ここで東北学を提唱している赤坂憲雄氏に関する記事を引用したい。


南相馬市の小高というところで、津波によって水田が泥の海と化し、潟のようになったそうです。しかし更に調べてみると、その水田も実は明治30年以降に造られたものであり、その前は浦や潟であったことが分かりました。赤坂先生はそこから、“潟化する世界”というイメージを思い描かれたそうです。それは、人工的に囲い込まれ造られた世界に対して、潟に戻ろうとする自然の動きです。いっそ潟に戻してやればいい、という赤坂先生の考えは、いささか過激すぎて受け入れられなかったそうですが、変化していく人と自然の関係の中で、同じ境界を維持し続けることの不可解さを問われます。

http://itojuku.or.jp/blog/1966

津波とは2011年3月11日の東日本大震災の時の津波のことを言っている。もともと海だったところを人工的に農地にしたり、住宅地にしたところからはいつまでたっても水が引かないのだという。

東京でも渋谷・汐留など地名の漢字に「さんずい」が付く場所は、津波が来た時にまず水没すると都市伝説的に言われているがこれも同じことだろう。

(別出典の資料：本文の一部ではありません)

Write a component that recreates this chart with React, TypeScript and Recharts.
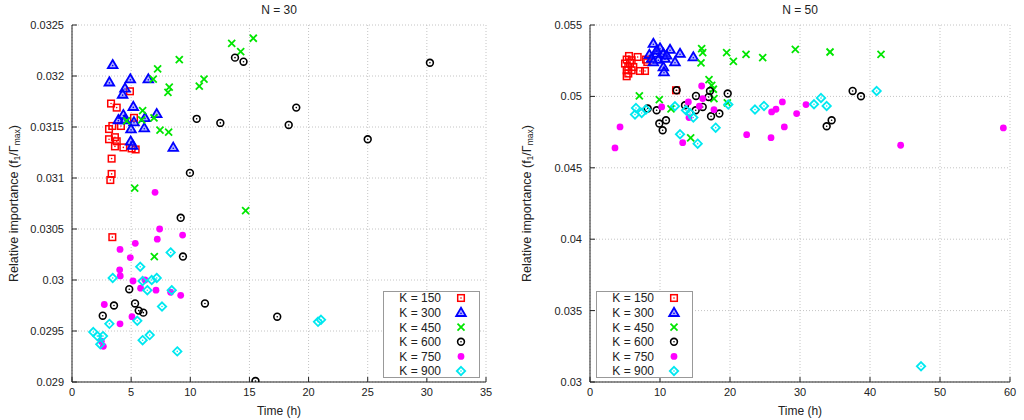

新海誠監督がどれだけ東日本大震災の事を意識していたかは分からないが、僕は『天気の子』には人が住むために開発され続けてきた日本へのメッセージが込められている気がしてならない。

最後に

後半は僕の思想を散りばめてしまったが、とにかく伝えたいことは『天気の子』は素晴らしいということだ。僕も公開が終わる前にもう一度見に行こうと思っている。まだ見ていない人は是非、映画館で見てほしい。